Этого я не хотел больше ни за что и, признаюсь вам в своей низости, более для этого и с отцом Федором Знаменским познакомился, когда его назначили благочинным. Пошел к нему исповедоваться и говорю:
– Вот что в моем семействе два раза было. Я сам вам об этом объявляю. Вы теперь благочинный, должны за этим смотреть, чтобы закон не обходили. Я часто бываю в отлучках, а вы смотрите... А то я сам после на вас донесу.
Он испугался и денег за исповедь не взял и вместо отпуска сказал мне "мое почтенье", а доноса не подал.
Трус неописанный. Но зато и без его помощи нечего стало бояться. Одно горе прошло - стала надвигаться другая туча. Моему семейному
Я себя не помню от отчаяния. Кляну себя за то, что когда-нибудь что-нибудь ей сказал, плачу, как безумный.
Она меня ободряет и утешает.
– Успокойся, - говорит, - я буду жить.
Мать, баронесса, являет безмерную силу любви и самообладания.
Здешние врачи нашли у нее что-то непонятное. Лина и баронесса отправились в Ригу. Там им сказали, что нужна скорая операция. Рассуждаем: в Петербург или в Берлин? Разумеется, в Берлин: лучше и дешевле. Я не спорю; где больная хочет, пусть там и будет. Детей, чтобы они не оставались одни при моих отлучках по службе, решили завезти по дороге к танте Августе и к кузине Авроре. Так я по необходимой служебной надобности ушел в море тотчас с началом навигации, а они должны были выехать через неделю, когда Лина будет себя немножко крепче чувствовать. Я жду от них в условленных местах известий об отъезде; но сначала писем нет, а потом извещают, что "еще не выехали", после - что "на Лину прекрасно действует покой и воздух", еще позже - что, "к удивлению, можно сказать, что врачи в Риге, кажется, ошибались и что операции вовсе, может быть, не нужно", и, наконец, - что "Лина поправляется, и они переезжают из города на дачу в Екатериненталь".
Это последнее известие шло долго, и я получил его только две недели тому назад, вместе с другим известием, что дядя из Москвы пишет, что отец мой умер и завещал именьице мне и "моим детям".
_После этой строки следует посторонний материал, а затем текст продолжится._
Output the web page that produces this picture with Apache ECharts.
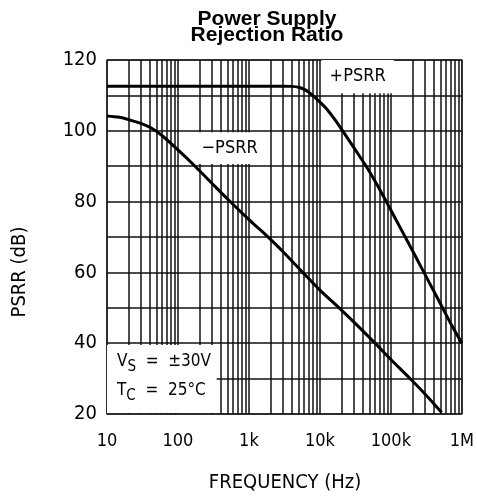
<!DOCTYPE html>
<html>
<head>
<meta charset="utf-8">
<script src="https://cdn.jsdelivr.net/npm/echarts@6/dist/echarts.min.js"></script>
<style>
  html, body { margin: 0; padding: 0; background: #fff; }
  #chart { width: 477px; height: 497px; }
</style>
</head>
<body>
<div id="chart"></div>
<script>
// values (frequency in Hz, PSRR in dB)
const plusFreq = [10, 100, 1000, 3000, 4000, 5000, 6300, 7900, 10000, 12800, 15800, 20900, 31600, 45700, 63000, 85100, 120000, 162000, 220000, 292000, 400000, 525000, 700000, 1000000];
const plusPsrr = [112.6, 112.6, 112.6, 112.6, 112.55, 112.3, 111.5, 110, 108.1, 105.9, 103.5, 100, 94.6, 89.7, 85.0, 80.2, 74.6, 69.7, 64.7, 60, 54.8, 50.3, 45.5, 40];

const minusFreq = [10, 15, 21, 30, 42.7, 60, 100, 174, 300, 525, 1000, 1450, 1945, 3000, 5715, 10000, 19770, 35000, 61240, 100000, 190500, 300000, 519000];
const minusPsrr = [104.2, 103.8, 103.05, 102.1, 100.7, 98.6, 94.6, 90, 85.2, 80.3, 74.9, 72.0, 69.6, 65.9, 60, 55.0, 49.5, 44.7, 39.8, 35.4, 29.8, 25.7, 20.4];

const freqTicks = [10, 100, 1000, 10000, 100000, 1000000];
const freqTickLabels = ['10', '100', '1k', '10k', '100k', '1M'];
const dbLabelStep = 20;

const font = "'DejaVu Sans Condensed', 'DejaVu Sans', sans-serif";

// minor log grid lines: 2..9 of each decade
const minorLines = [];
for (let i = 0; i < freqTicks.length - 1; i++) {
  for (let m = 2; m <= 9; m++) minorLines.push({ xAxis: freqTicks[i] * m });
}

const chart = echarts.init(document.getElementById('chart'));

const option = {
  animation: false,
  backgroundColor: '#fff',
  grid: {
    left: 107, right: 14, top: 60, bottom: 83,
    show: true, borderColor: '#666', borderWidth: 1.5
  },
  graphic: [
    {
      type: 'text', x: 267, y: 11,
      style: {
        text: 'Power Supply\nRejection Ratio',
        font: 'bold 21px "Liberation Sans", Arial, sans-serif',
        fill: '#000', align: 'center', verticalAlign: 'top', lineHeight: 16
      }
    },
    {
      type: 'text', x: 20, y: 272, rotation: Math.PI / 2,
      style: {
        text: 'PSRR (dB)', font: '20px ' + font, fill: '#000',
        align: 'center', verticalAlign: 'middle'
      }
    },
    {
      type: 'text', x: 285, y: 483,
      style: {
        text: 'FREQUENCY (Hz)', font: '20px ' + font, fill: '#000',
        align: 'center', verticalAlign: 'middle'
      }
    }
  ],
  xAxis: {
    type: 'log', logBase: 10, min: 10, max: 1000000,
    axisLine: { show: false },
    axisTick: { show: false },
    axisLabel: {
      margin: 18, fontSize: 18, fontFamily: font, color: '#000',
      formatter: v => {
        const i = freqTicks.findIndex(t => Math.abs(t - v) / t < 1e-6);
        return i >= 0 ? freqTickLabels[i] : '';
      }
    },
    splitLine: { show: true, lineStyle: { color: '#111', width: 1.5 } }
  },
  yAxis: {
    type: 'value', min: 20, max: 120, interval: 10,
    axisLine: { show: false },
    axisTick: { show: false },
    axisLabel: {
      margin: 10, fontSize: 20, fontFamily: font, color: '#000',
      formatter: v => (v % dbLabelStep === 0 ? String(v) : '')
    },
    splitLine: { show: true, lineStyle: { color: '#111', width: 1.5 } }
  },
  series: [
    {
      // minor frequency grid
      type: 'line', data: [], silent: true,
      markLine: {
        silent: true, symbol: 'none', z: 0,
        label: { show: false },
        lineStyle: { color: '#111', width: 1.5, type: 'solid' },
        data: minorLines
      }
    },
    {
      // white label boxes over the grid
      type: 'line', data: [], silent: true,
      markArea: {
        silent: true, z: 2,
        itemStyle: { color: '#fff' },
        label: { color: '#000', fontFamily: font },
        data: [
          [{ name: '+PSRR', coord: [10500, 110.6],
             label: { position: 'inside', fontSize: 18 } },
           { coord: [110000, 120] }],
          [{ name: '\u2212PSRR', coord: [190, 90.6],
             label: { position: 'inside', fontSize: 18 } },
           { coord: [1500, 99.6] }],
          [{ name: 'cond', coord: [10, 20.3],
             label: {
               position: 'insideLeft', distance: 10, offset: [0, -3],
               formatter: '{t|V}{s|S}{t|  =  \u00b130V}\n{t|T}{s|C}{t|  =  25\u00b0C}',
               rich: {
                 t: { fontSize: 17, fontFamily: font, color: '#000', lineHeight: 29 },
                 s: { fontSize: 15, fontFamily: font, color: '#000', lineHeight: 29, padding: [12, 0, 0, 0] }
               }
             } },
           { coord: [350, 39.5] }]
        ]
      }
    },
    {
      name: '+PSRR', type: 'line', z: 3, smooth: 0.3, symbol: 'none',
      lineStyle: { color: '#000', width: 3 },
      data: plusFreq.map((f, i) => [f, plusPsrr[i]])
    },
    {
      name: '-PSRR', type: 'line', z: 3, smooth: 0.3, symbol: 'none',
      lineStyle: { color: '#000', width: 3 },
      data: minusFreq.map((f, i) => [f, minusPsrr[i]])
    }
  ]
};

chart.setOption(option);
</script>
</body>
</html>
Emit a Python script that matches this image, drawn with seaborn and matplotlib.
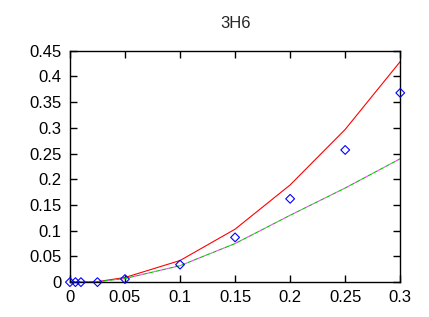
import numpy as np
import pandas as pd
import matplotlib
matplotlib.use("Agg")
import matplotlib.pyplot as plt
import seaborn as sns

# --- data ---
x_pts = [0.0, 0.005, 0.01, 0.025, 0.05, 0.1, 0.15, 0.2, 0.25, 0.3]
y_pts = [0.0, 0.0, 0.0, 0.0, 0.006, 0.034, 0.087, 0.162, 0.257, 0.368]

x_line = [0.0, 0.005, 0.01, 0.025, 0.05, 0.1, 0.15, 0.2, 0.25, 0.3]
y_red = [0.0, 0.0, 0.0, 0.001, 0.009, 0.042, 0.103, 0.189, 0.297, 0.429]
y_green = [0.0, 0.0, 0.0, 0.001, 0.007, 0.032, 0.075, 0.130, 0.183, 0.240]

sns.set_style("ticks")
plt.rcParams["font.family"] = ["Liberation Sans", "DejaVu Sans"]

fig, ax = plt.subplots(figsize=(4.29, 3.17), dpi=100)
fig.subplots_adjust(left=0.163, right=0.933, top=0.84, bottom=0.11)

sns.lineplot(x=x_line, y=y_red, color="#ff0000", lw=0.8, ax=ax)
sns.lineplot(x=x_line, y=y_green, color="#00c000", lw=0.8, ax=ax,
             linestyle=(0, (4, 2)))
sns.lineplot(x=x_line, y=y_green, color="#ff40ff", lw=0.8, ax=ax,
             linestyle=(2, (2, 4)))
sns.scatterplot(x=x_pts, y=y_pts, marker="D", s=20, facecolor="none",
                edgecolor="#0000ff", linewidth=0.8, ax=ax, zorder=3, clip_on=False)

ax.set_xlim(0, 0.3)
ax.set_ylim(0, 0.45)
ax.set_xticks([0, 0.05, 0.1, 0.15, 0.2, 0.25, 0.3])
ax.set_xticklabels(["0", "0.05", "0.1", "0.15", "0.2", "0.25", "0.3"])
ax.set_yticks(np.arange(0, 0.451, 0.05))
ax.set_yticklabels(["0", "0.05", "0.1", "0.15", "0.2", "0.25", "0.3",
                    "0.35", "0.4", "0.45"])
ax.tick_params(direction="in", top=True, right=True, length=5, width=1,
               labelsize=12, colors="black", pad=6)
for s in ax.spines.values():
    s.set_visible(True)
    s.set_linewidth(1)
    s.set_color("black")
ax.set_title("3H6", fontsize=12, pad=16)

fig.savefig("out.png", dpi=100)
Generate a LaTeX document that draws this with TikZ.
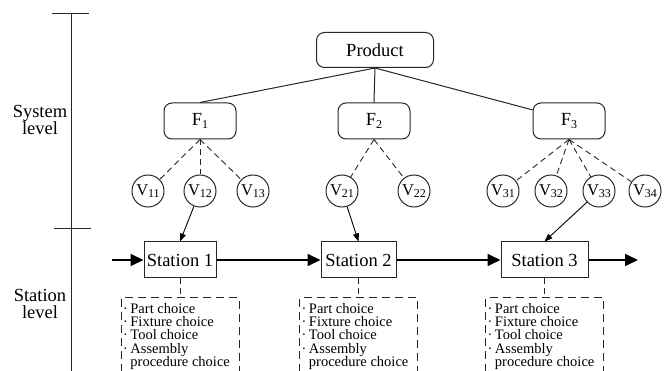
\documentclass[tikz,border=0pt]{standalone}
\usepackage{fontspec}
\setmainfont{Liberation Serif}
\newfontfamily\tms{Liberation Serif}
\usetikzlibrary{arrows.meta,calc}
\definecolor{lc}{gray}{0.15}
\newcommand\sbs[1]{\raisebox{-0.35ex}{\fontsize{12}{12}\selectfont #1}}
\begin{document}
\begin{tikzpicture}[x=1pt,y=-1pt,
  big/.style={font=\tms\fontsize{18.5}{17}\selectfont},
  rbox/.style={draw=lc, line width=1pt, rounded corners=8pt, inner sep=0pt, big},
  vc/.style={circle, draw=lc, line width=1pt, minimum size=32pt, inner sep=0pt, font=\tms\fontsize{16.5}{15}\selectfont},
  sbox/.style={draw=lc, line width=1pt, minimum height=36pt, inner sep=0pt, big},
  thin/.style={draw=lc, line width=1pt},
  dline/.style={draw=lc, line width=0.9pt, dash pattern=on 6pt off 4pt},
  lbox/.style={draw=lc, line width=1pt, dash pattern=on 8pt off 5pt},
  flow/.style={draw=black, line width=1.8pt, -{Triangle[length=13pt,width=12pt]}},
  varrow/.style={draw=black, line width=0.9pt, -{Triangle[length=8pt,width=6pt]}},
  ltext/.style={anchor=north west, inner sep=0pt, align=left, font=\tms\fontsize{14.5}{13.3}\selectfont}
]
\useasboundingbox (0,0) rectangle (670,371);
\clip (0,0) rectangle (670,371);

% level axis
\coordinate (axT) at (71,14);
\coordinate (axB) at (71,380);
\coordinate (t1a) at (52,14);
\coordinate (t1b) at (89,14);
\coordinate (t2a) at (54,229);
\coordinate (t2b) at (91,229);
\draw[thin] (axT) -- (axB);
\draw[thin] (t1a) -- (t1b);
\draw[thin] (t2a) -- (t2b);
\node[big, align=center] (sys) at (40,120) {System\\level};
\node[big, align=center] (sta) at (40,304) {Station\\level};

% hierarchy
\node[rbox, minimum width=117pt, minimum height=35pt] (P) at (375,50) {Product};
\node[rbox, minimum width=72pt, minimum height=36pt] (F1) at (200,121) {F\sbs{1}};
\node[rbox, minimum width=72pt, minimum height=36pt] (F2) at (374,121) {F\sbs{2}};
\node[rbox, minimum width=72pt, minimum height=36pt] (F3) at (569,121) {F\sbs{3}};
\draw[thin] (P.south) -- (F1.north);
\draw[thin] (P.south) -- (F2.north);
\draw[thin] (P.south) -- ($(F3.west)!0.6!(F3.north west)$);

\node[vc] (V11) at (148,191) {V\sbs{11}};
\node[vc] (V12) at (200,191) {V\sbs{12}};
\node[vc] (V13) at (253,191) {V\sbs{13}};
\node[vc] (V21) at (342,191) {V\sbs{21}};
\node[vc] (V22) at (414,191) {V\sbs{22}};
\node[vc] (V31) at (503,191) {V\sbs{31}};
\node[vc] (V32) at (551,191) {V\sbs{32}};
\node[vc] (V33) at (599,191) {V\sbs{33}};
\node[vc] (V34) at (645,191) {V\sbs{34}};

\foreach \v in {V11,V12,V13} \draw[dline] (F1.south) -- (\v);
\foreach \v in {V21,V22} \draw[dline] (F2.south) -- (\v);
\foreach \v in {V31,V32,V33,V34} \draw[dline] (F3.south) -- (\v);

% stations
\node[sbox, minimum width=72pt] (S1) at (180,260) {Station 1};
\node[sbox, minimum width=75pt] (S2) at (358.5,260) {Station 2};
\node[sbox, minimum width=87pt] (S3) at (544.5,260) {Station 3};
\coordinate (in) at (112,260);
\coordinate (out) at (638,260);
\draw[flow] (in) -- (S1);
\draw[flow] (S1) -- (S2);
\draw[flow] (S2) -- (S3);
\draw[flow] (S3) -- (out);

\draw[varrow] (V12) -- (S1.north);
\draw[varrow] (V21) -- (S2.north);
\draw[varrow] (V33) -- (S3.north);

% choice lists
\foreach \s/\cx in {S1/180, S2/358.5, S3/544.5} {
  \coordinate (\s tl) at (\cx-59,298);
  \coordinate (\s tr) at (\cx+59,298);
  \coordinate (\s bl) at (\cx-59,385);
  \coordinate (\s br) at (\cx+59,385);
  \draw[lbox] (\s bl) -- (\s tl) -- (\s tr) -- (\s br);
  \draw[dline] (\s.south) -- (\s.south |- \s tl);
  \node[ltext] (\s list) at (\cx-57,303) {·\,Part choice\\·\,Fixture choice\\·\,Tool choice\\·\,Assembly\\\phantom{·\,}procedure choice};
}
\end{tikzpicture}
\end{document}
Я и обрадовался благоприятной ошибке врачей, и очень поскорбел, и поплакал об отце, которого давно не видал, а теперь совсем его лишился. И вот вчерашний день, расстроенный всем этим, возвращаюсь домой, влетаю в комнаты, стремлюсь обнять жену - и вижу у нее на руках грудное дитя!
Боже мой! Я ударил себя ладонью в лоб и спросил только:
– Как его имя?
– Гуня.
– Что это значит?
– Гунтер!
– Значит, я и в третий раз обманут! Выходит баронесса и тихо говорит:
– Никакого обмана нет - это ошибкой подкралось. Остальное вы сами знаете. Слово "подкралось" так вдруг лишило меня рассудка, что я наделал все, что вы знаете. Я их прогнал, как грубиян. И вот теперь, когда я все это сделал - открыл в себе татарина и разбил навсегда свое семейство, я презираю и себя, и всю эту свою борьбу, и всю возню из-за Никитки: теперь я хочу одного - умереть! Отец Федор думает, что у меня это прошло, но он ошибается: я не стану жить.
– Вы хотите довольно дешево отделаться, - произнес по-немецки молодой и сильный женский голос, впадающий в контральто.
Мы оба оглянулись и увидели на дорожке, у самой дверцы, стройную молодую девушку, изо всего лица которой, отененного широкими полями соломенной шляпы, был виден один нежный, но сильный подбородок.
Я узнал, что это была Аврора, и почувствовал в душе большую радость. Я здесь становился совершенно излишним, и притом этот разбитый человек теперь будет управлен хорошим кормчим.